There would be a First Ministers’ Conference either every two years for four years or every year for the next three years. In addition to these meetings at the First Ministerial Level, we would foresee periodic meetings of officials and Ministers. This would not exclude bilateral discussions between the Federal Government and each of the Aboriginal Organizations. I would also hope that bilateral discussions would take place between provincial governments and provincial aboriginal organizations.
Given the importance of the discussions that will take place in the Ongoing Process, we would be prepared to support an amendment to the Constitution to provide for First Ministers’ Conferences for this Ongoing Process.
In addition, we are prepared to support constitutional amendments to be considered by First Ministers at the March meeting, relating to the repeal of sections 42(1)(e) and (f), the participation of Aboriginal Peoples in future constitutional changes and the clarification of the Rights of Native Women. We are open to consider further amendments if agreement can be reached.
With regard to Principles, I would first like to say that we have all recognized that there would still be unfinished business after the March meeting of First Ministers. We are prepared to consider the formulation of a set of objectives or principles that would guide the discussion in the Ongoing Process to address this unfinished business.
As was mentioned this morning, these objectives or principles could be expressed in two or three ways, that is by way of a solemn declaration, an accord or by way of entrenchment. we would be prepared to consider the entrenchment of these objectives in a preamble to a new section 37.

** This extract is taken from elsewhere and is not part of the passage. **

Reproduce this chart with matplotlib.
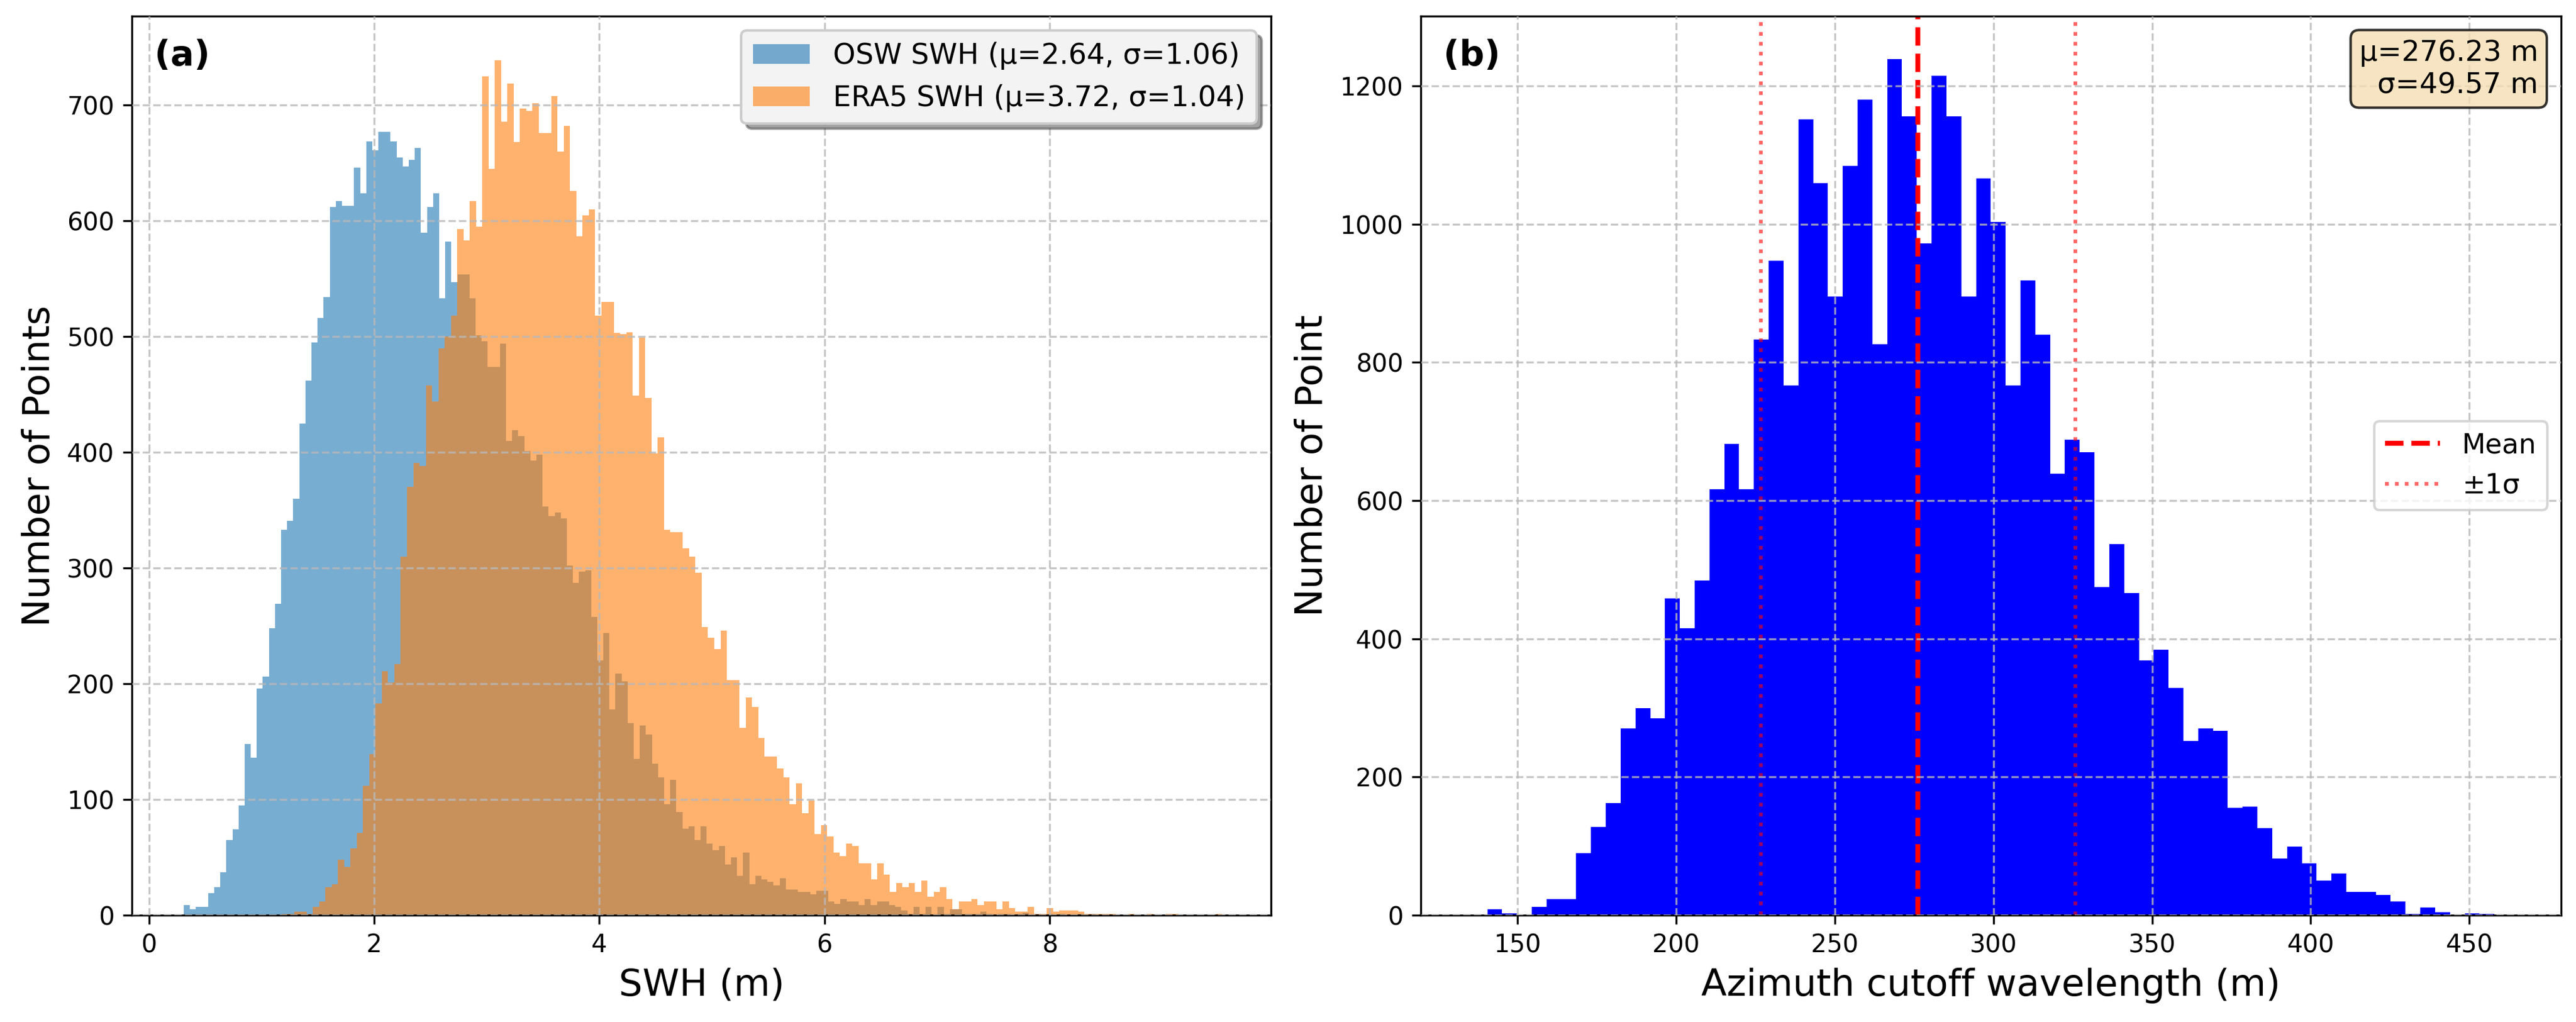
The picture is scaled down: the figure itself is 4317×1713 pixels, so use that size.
import numpy as np
import matplotlib
matplotlib.use("Agg")
import matplotlib.pyplot as plt

plt.rcParams['font.family'] = ['DejaVu Sans']

# ---------------- Panel (a) data: SWH histograms ----------------
osw_start = 0.309
osw_width = 0.054
osw_counts = [
    9, 5, 7, 7, 19, 24, 37, 65, 74, 95, 148, 136, 196, 206, 248, 269, 333, 341, 360, 425,
    462, 495, 516, 534, 612, 617, 613, 613, 646, 624, 669, 661, 677, 677, 669, 655, 647, 653,
    663, 590, 612, 624, 533, 582, 547,
    554, 554, 533, 501, 496, 474, 474, 494, 410, 419, 414, 401, 393, 398, 353, 345, 348, 343,
    302, 287, 297, 298, 258, 220, 244, 178, 209, 202,
    166, 135, 164, 156, 131, 119, 96, 117, 89, 75, 77, 65, 77, 62, 56, 60, 44, 50, 34, 54,
    27, 34, 31, 29, 26, 32, 22,
    22, 20, 20, 18, 21, 21, 12, 10, 14, 12, 12, 9, 14, 9, 12, 12, 9, 7, 4, 1, 7, 1, 7, 0, 7,
    1, 5, 5, 1, 1, 1, 3, 1, 0, 1, 1, 0, 1, 2, 0, 1, 0, 1, 0, 1, 0, 0, 1, 0, 1,
]

era5_start = 1.177
era5_width = 0.0557
era5_counts = [
    1, 1, 3, 3, 1, 7, 12, 24, 27, 48, 42, 58, 71, 112, 139, 183, 211, 201, 217, 310, 370,
    391, 388, 458, 444, 490, 500, 518,
    593, 583, 617, 595, 725, 645, 739, 686, 719, 668, 697, 695, 702, 676, 676, 708, 660, 682,
    626, 587, 605, 610, 518, 530, 530, 503, 502,
    504, 449, 499, 447, 399, 413, 333, 331, 331, 317, 310, 296, 249, 240, 230, 246, 203, 203,
    162, 188, 180, 153, 137, 137, 127, 119, 96, 114,
    88, 99, 70, 78, 68, 54, 51, 62, 60, 45, 45, 31, 45, 35, 20, 28, 24, 28, 20, 30,
    16, 20, 24, 14, 5, 12, 12, 14, 9, 12, 12, 5, 12, 6, 3, 3, 7, 1, 1, 6,
    3, 4, 4, 4, 3, 1, 1, 1, 1, 1, 0, 0, 1, 0, 0, 1, 0, 0, 1, 1, 0, 0, 0, 0, 0, 0, 1,
]

osw_label = "OSW SWH (μ=2.64, σ=1.06)"
era5_label = "ERA5 SWH (μ=3.72, σ=1.04)"

# ---------------- Panel (b) data: azimuth cutoff histogram ----------------
az_start = 135.85
az_width = 4.667
az_counts = [
    1,
    9, 3, 0, 12, 23, 23, 90, 128, 162, 270, 300, 285, 458, 415, 484, 616, 682, 616, 833, 947,
    767, 1152, 1059, 895, 1084, 1180, 826, 1239, 1156, 972, 1215, 1156, 895, 1066, 1003, 767,
    919, 840, 639, 688, 670, 475, 537, 466, 369, 384, 329, 252, 270, 267, 155, 157, 126, 82,
    99, 75, 50, 60, 34, 34, 29, 20, 2, 11, 4, 0, 3, 2,
    1,
]
az_mean = 276.23
az_std = 49.57

# ---------------- Figure ----------------
W, H, DPI = 4317, 1713, 300
fig = plt.figure(figsize=(W / DPI, H / DPI), dpi=DPI)
ax1 = fig.add_axes([0.0512, 0.1045, 0.4422, 0.8797])
ax2 = fig.add_axes([0.5515, 0.1045, 0.4427, 0.8797])

grid_kw = dict(linestyle='--', color='#b8b8b8', alpha=0.8, linewidth=0.8)


def edges_for(start, width, n):
    return start + width * np.arange(n + 1)


# Panel (a)
osw_edges = edges_for(osw_start, osw_width, len(osw_counts))
era5_edges = edges_for(era5_start, era5_width, len(era5_counts))
ax1.hist(osw_edges[:-1], bins=osw_edges, weights=osw_counts, histtype='stepfilled',
         color='C0', alpha=0.6, label=osw_label, linewidth=0)
ax1.hist(era5_edges[:-1], bins=era5_edges, weights=era5_counts, histtype='stepfilled',
         color='C1', alpha=0.6, label=era5_label, linewidth=0)
ax1.set_xlim(-0.152, 9.965)
ax1.set_ylim(0, 777)
ax1.set_axisbelow(False)
ax1.grid(True, **grid_kw)
ax1.set_xlabel("SWH (m)", fontsize=15)
ax1.set_ylabel("Number of Points", fontsize=15)
ax1.tick_params(labelsize=10)
ax1.set_xticks([0, 2, 4, 6, 8])
ax1.set_yticks(np.arange(0, 800, 100))
ax1.text(0.02, 0.975, "(a)", transform=ax1.transAxes, fontsize=14, fontweight='bold',
         ha='left', va='top')
ax1.legend(loc='upper right', fontsize=11.5, shadow=True, facecolor='#f3f3f3',
           framealpha=1.0, edgecolor='#cccccc')

# Panel (b)
az_edges = edges_for(az_start, az_width, len(az_counts))
ax2.hist(az_edges[:-1], bins=az_edges, weights=az_counts, histtype='stepfilled',
         color='blue', linewidth=0)
ax2.axvline(az_mean, color='red', linestyle='--', linewidth=2, label='Mean')
ax2.axvline(az_mean - az_std, color='red', linestyle=':', linewidth=1.5, alpha=0.6,
            label='±1σ')
ax2.axvline(az_mean + az_std, color='red', linestyle=':', linewidth=1.5, alpha=0.6)
ax2.set_xlim(119.5, 478.9)
ax2.set_ylim(0, 1301)
ax2.set_axisbelow(False)
ax2.grid(True, **grid_kw)
ax2.set_xlabel("Azimuth cutoff wavelength (m)", fontsize=15)
ax2.set_ylabel("Number of Point", fontsize=15)
ax2.tick_params(labelsize=10)
ax2.set_xticks(np.arange(150, 500, 50))
ax2.set_yticks(np.arange(0, 1400, 200))
ax2.text(0.02, 0.975, "(b)", transform=ax2.transAxes, fontsize=14, fontweight='bold',
         ha='left', va='top')
ax2.text(0.98, 0.975, f"μ={az_mean:.2f} m\nσ={az_std:.2f} m", transform=ax2.transAxes,
         fontsize=11.5, ha='right', va='top',
         bbox=dict(boxstyle='round', facecolor='wheat', alpha=0.8))
ax2.legend(loc='center right', fontsize=11)

fig.savefig("out.png", dpi=DPI)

The entrenchment of those objectives while not enforceable in the Courts at this stage, would represent the highest level of political commitment that would bind us all in the pursuit of our work. By way of illustration, let me put forward a slightly modified version of the ICNI proposals contained in the ICNI letter of January 25, to the Prime Minister, which reads as follows:
That the Aboriginal Peoples be recognized as distinct Canadian peoples due to their occupation of the land since time immemorial with appropriate provisions to protect their aboriginal cultures, histories and lifestyles;
That the Aboriginal Peoples be entitled to various institutions of self-government within the Canadian Confederation;
That the Aboriginal Peoples be afforded the opportunity to benefit from the use of their lands and waters as a base for self-sufficiency and the development of native communities and families,including the protection of their traditional livelihoods.
Again I wish to say that the above three principles are examples only to assist in our discussions. There might be other matters which would lend themselves to the formulation of a statement of principles. For instance Manitoba and Ontario indicated this morning that they would be prepared to offer a number of suggestions and I would be pleased to hear from others.
Assuming that it would be possible to reach agreement on a statement of objectives, the Ongoing Process would then have as a primary task the development of specific provisions for future entrenchment in the Constitution or other measures which might be achieved through legislation as appropriated to give effect to the policy objectives being pursued within the Ongoing Process.